Stage 4: Assess and compare
Assessment should test candidates against the mandate, not against charisma or surface seniority. The firm should look at evidence of performance, operating context, motivation, leadership style, stakeholder fit and likely risks.
The assessment method can include structured interviews, career analysis, motivation checks, informal market referencing and role-specific evidence review. Tools can support judgment, but they should not replace it. For culture-critical mandates, culture fit assessment should be anchored in observed behavior and operating context, not chemistry.
This is also where the process protects quality. The strongest candidate on paper may not be the strongest candidate for the mandate. A good process makes the comparison visible enough for the client to understand the trade-offs before interviews consume time.
Stage 5: Validate the shortlist
A shortlist is valid only when the candidates are credible, interested, comparable and sufficiently evidenced. The client should not receive a stack of resumes. They should receive a small number of interview-ready candidates with the context needed to decide.
A strong shortlist normally includes candidate background, reason for inclusion, evidence against the success profile, motivation, likely compensation expectations, availability, risks and points to probe in interview.
This is the hinge in KiTalent's Proof-First Search. On suitable mandates, the first material commercial commitment follows shortlist validation. That means the shortlist must be specific enough to prove that real search work has happened, not merely that some names were found.
Stage 6: Run the client interviews and close
Once the shortlist is live, speed becomes a quality control. Slow feedback, unclear interview criteria and drifting stakeholders can damage candidate confidence quickly.
The client interview process should test the same success profile used in assessment. The search firm should help prepare interviewers, collect structured feedback, keep finalists engaged and surface decision risks early. If internal candidates are part of the process, they should be compared against the same criteria.
Final stages usually include referencing, compensation alignment, offer design and resignation-risk management. At senior level, candidates are weighing scope, governance, risk, family impact, reputation and timing. Closing is therefore not just negotiation. It is the final test of whether the process has built enough trust on both sides.
Timing, governance and engagement velocity
There is no universal timeline. Some suitable mandates can produce a validated shortlist in 7 to 10 working days through Proof-First Search. Many senior, confidential or cross-border searches take longer because stakeholder governance, market reach and candidate timing are more complex.
The useful question is not whether the process is fast or slow in isolation. It is whether the process preserves engagement velocity. Alessio's editorial on engagement velocity in executive search explains why rushed sourcing can lower quality, while disciplined momentum can protect both speed and judgment.
In practical terms, engagement velocity means the right people are aligned, candidates receive timely signals, feedback loops are short, and decisions do not stall after interest has been created.
What buyers should expect at each checkpoint
The client should be able to ask what has been learned, not just what has been done.
If a firm cannot explain these checkpoints clearly, the process may be too opaque.
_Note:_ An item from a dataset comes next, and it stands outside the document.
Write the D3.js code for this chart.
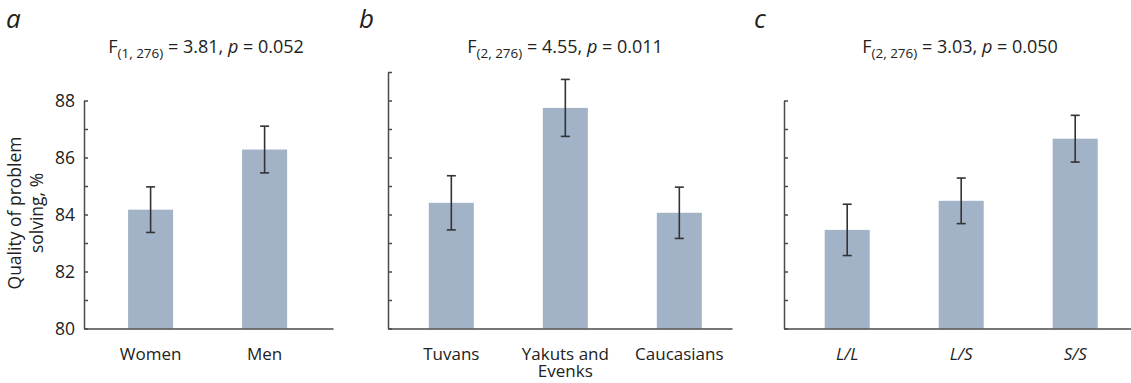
<!DOCTYPE html>
<html lang="en">
<head>
  <meta charset="UTF-8">
  <title>Quality of problem solving</title>
  <script src="https://d3js.org/d3.v7.min.js"></script>
  <style>
    body { margin: 0; background: #fff; }
    text { font-family: "Open Sans", "Noto Sans", sans-serif; fill: #222; }
  </style>
</head>
<body>
<svg width="1131" height="383"></svg>
<script>
  // panel a: sex
  var sexCats = ['Women', 'Men'];
  var sexMeans = [84.17, 86.28];
  var sexErr = [0.8, 0.82];

  // panel b: ethnic group
  var ethCats = ['Tuvans', 'Yakuts and\nEvenks', 'Caucasians'];
  var ethMeans = [84.41, 87.74, 84.06];
  var ethErr = [0.95, 1.0, 0.9];

  // panel c: genotype
  var genCats = ['L/L', 'L/S', 'S/S'];
  var genMeans = [83.46, 84.48, 86.66];
  var genErr = [0.9, 0.8, 0.82];

  var yTicks = [80, 81, 82, 83, 84, 85, 86, 87, 88, 89];

  var panels = [
    {letter: 'a', cats: sexCats, means: sexMeans, err: sexErr, df: '(1, 276)', F: '3.81', p: '0.052',
      x0: 84, x1: 333, yMax: 88, labels: true, italic: false, align: 0.49, lx: 6, titleX: 206},
    {letter: 'b', cats: ethCats, means: ethMeans, err: ethErr, df: '(2, 276)', F: '4.55', p: '0.011',
      x0: 388, x1: 732, yMax: 89, labels: false, italic: false, align: 0.575, lx: 359, titleX: 565},
    {letter: 'c', cats: genCats, means: genMeans, err: genErr, df: '(2, 276)', F: '3.03', p: '0.050',
      x0: 784, x1: 1131, yMax: 88, labels: false, italic: true, align: 0.55, lx: 754, titleX: 960}
  ];

  var svg = d3.select('svg');
  var y = d3.scaleLinear().domain([80, 89]).range([328.5, 72]);
  var barColor = '#a2b3c7';
  var axisColor = '#4a4a4a';

  panels.forEach(function (p) {
    var g = svg.append('g');

    var step = 114;
    var x = d3.scaleBand()
      .domain(p.cats)
      .range([p.x0, p.x1])
      .paddingInner(0.605)
      .paddingOuter(((p.x1 - p.x0) / step - p.cats.length + 0.605) / 2)
      .align(p.align);

    // panel letter
    g.append('text')
      .attr('x', p.lx)
      .attr('y', 28)
      .style('font-size', '26px')
      .style('font-style', 'italic')
      .text(p.letter);

    // stats title
    var t = g.append('text')
      .attr('x', p.titleX)
      .attr('y', 53)
      .attr('text-anchor', 'middle')
      .style('font-size', '18px');
    t.append('tspan').text('F');
    t.append('tspan').attr('dy', 5).style('font-size', '13.5px').text(p.df);
    t.append('tspan').attr('dy', -5).text(' = ' + p.F + ', ');
    t.append('tspan').style('font-style', 'italic').text('p');
    t.append('tspan').text(' = ' + p.p);

    // bars
    g.selectAll('rect')
      .data(p.means)
      .enter().append('rect')
      .attr('x', function (d, i) { return x(p.cats[i]); })
      .attr('width', x.bandwidth())
      .attr('y', function (d) { return y(d); })
      .attr('height', function (d) { return y(80) - y(d); })
      .attr('fill', barColor);

    // error bars
    var eb = g.selectAll('g.err')
      .data(p.means)
      .enter().append('g')
      .attr('class', 'err')
      .attr('stroke', '#333')
      .attr('stroke-width', 1.6);
    eb.append('line')
      .attr('x1', function (d, i) { return x(p.cats[i]) + x.bandwidth() / 2; })
      .attr('x2', function (d, i) { return x(p.cats[i]) + x.bandwidth() / 2; })
      .attr('y1', function (d, i) { return y(d + p.err[i]); })
      .attr('y2', function (d, i) { return y(d - p.err[i]); });
    [1, -1].forEach(function (s) {
      eb.append('line')
        .attr('x1', function (d, i) { return x(p.cats[i]) + x.bandwidth() / 2 - 4.5; })
        .attr('x2', function (d, i) { return x(p.cats[i]) + x.bandwidth() / 2 + 4.5; })
        .attr('y1', function (d, i) { return y(d + s * p.err[i]); })
        .attr('y2', function (d, i) { return y(d + s * p.err[i]); });
    });

    // y axis
    var ya = g.append('g')
      .attr('transform', 'translate(' + p.x0 + ',0)')
      .call(d3.axisLeft(d3.scaleLinear().domain([80, p.yMax]).range([y(80), y(p.yMax)]))
        .tickValues(yTicks.filter(function (v) { return v <= p.yMax; }))
        .tickSizeInner(-4)
        .tickSizeOuter(0)
        .tickPadding(9)
        .tickFormat(function (d) { return p.labels && d % 2 === 0 ? d : ''; }));
    ya.selectAll('path, line').attr('stroke', axisColor).attr('stroke-width', 1.5);
    ya.selectAll('text').style('font-size', '17.5px').attr('fill', '#222')
      .style('font-family', '"Open Sans", sans-serif');

    // x axis
    var xa = g.append('g')
      .attr('transform', 'translate(0,' + y(80) + ')')
      .call(d3.axisBottom(x).tickSize(0).tickSizeOuter(0));
    xa.select('.domain').attr('stroke', axisColor).attr('stroke-width', 1.5);
    xa.selectAll('text')
      .attr('y', 31)
      .attr('dy', 0)
      .style('font-size', '17px')
      .style('font-style', p.italic ? 'italic' : 'normal')
      .style('font-family', '"Open Sans", sans-serif')
      .attr('fill', '#222')
      .each(function (d) {
        var lines = d.split('\n');
        if (lines.length > 1) {
          var el = d3.select(this).text(null);
          lines.forEach(function (l, k) {
            el.append('tspan').attr('x', 0).attr('dy', k === 0 ? 0 : 17).text(l);
          });
        }
      });

    if (p.labels) {
      var yt = g.append('text')
        .attr('transform', 'translate(' + 21 + ',' + 213 + ') rotate(-90)')
        .attr('text-anchor', 'middle')
        .style('font-size', '17.5px');
      yt.append('tspan').attr('x', 0).attr('dy', 0).text('Quality of problem');
      yt.append('tspan').attr('x', 0).attr('dy', 22).text('solving, %');
    }
  });
</script>
</body>
</html>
The client should not need to micromanage the search, but they should understand how evidence is accumulating.
| After calibration | Success profile, decision process, search route and constraints |
|---|---|
| During outreach | Response patterns, objections, compensation signals and conversion quality |
| Before offer | Motivation, references, compensation alignment and close risks |
Choose the right starting point
If the process question is still high level, start with how executive search works. If the commercial model matters, review Proof-First Search. If you are ready to test a live mandate, use the contact route below.
Frequently Asked Questions
What are the stages of the executive search process?
The core stages are mandate calibration, market mapping, direct outreach, candidate assessment, shortlist validation, client interviews, referencing, offer management and appointment support. Some searches add deeper assessment, board presentations or succession planning depending on seniority and risk.
How long does the executive search process take?
Timing depends on role complexity, confidentiality, geography, stakeholder availability and candidate responsiveness. Suitable Proof-First mandates may reach a validated shortlist in 7 to 10 working days. More complex C-suite, board or cross-border searches often take longer.
What should a client receive during the process?
A client should receive a clear brief, a reasoned market view, progress updates, candidate feedback, shortlist rationale, risk notes and support through interview and offer stages. The quality of those deliverables matters more than activity volume.
Why is the shortlist validation stage so important?
Shortlist validation is where the client decides whether the search has produced enough evidence to proceed. A valid shortlist should show candidate fit, motivation, risks, compensation context and why each person belongs in the final conversation.
How does Proof-First Search fit into the process?
Proof-First Search uses the same underlying search process but changes the commercial timing for suitable mandates. KiTalent runs the real mapping, outreach and assessment work first, then invoices the interview fee only if the client validates the shortlist.
What can slow an executive search down?
The common causes are unclear decision rights, a drifting brief, slow interview feedback, unrealistic compensation, excessive confidentiality constraints, weak candidate messaging or a process that begins outreach before the success profile is clear.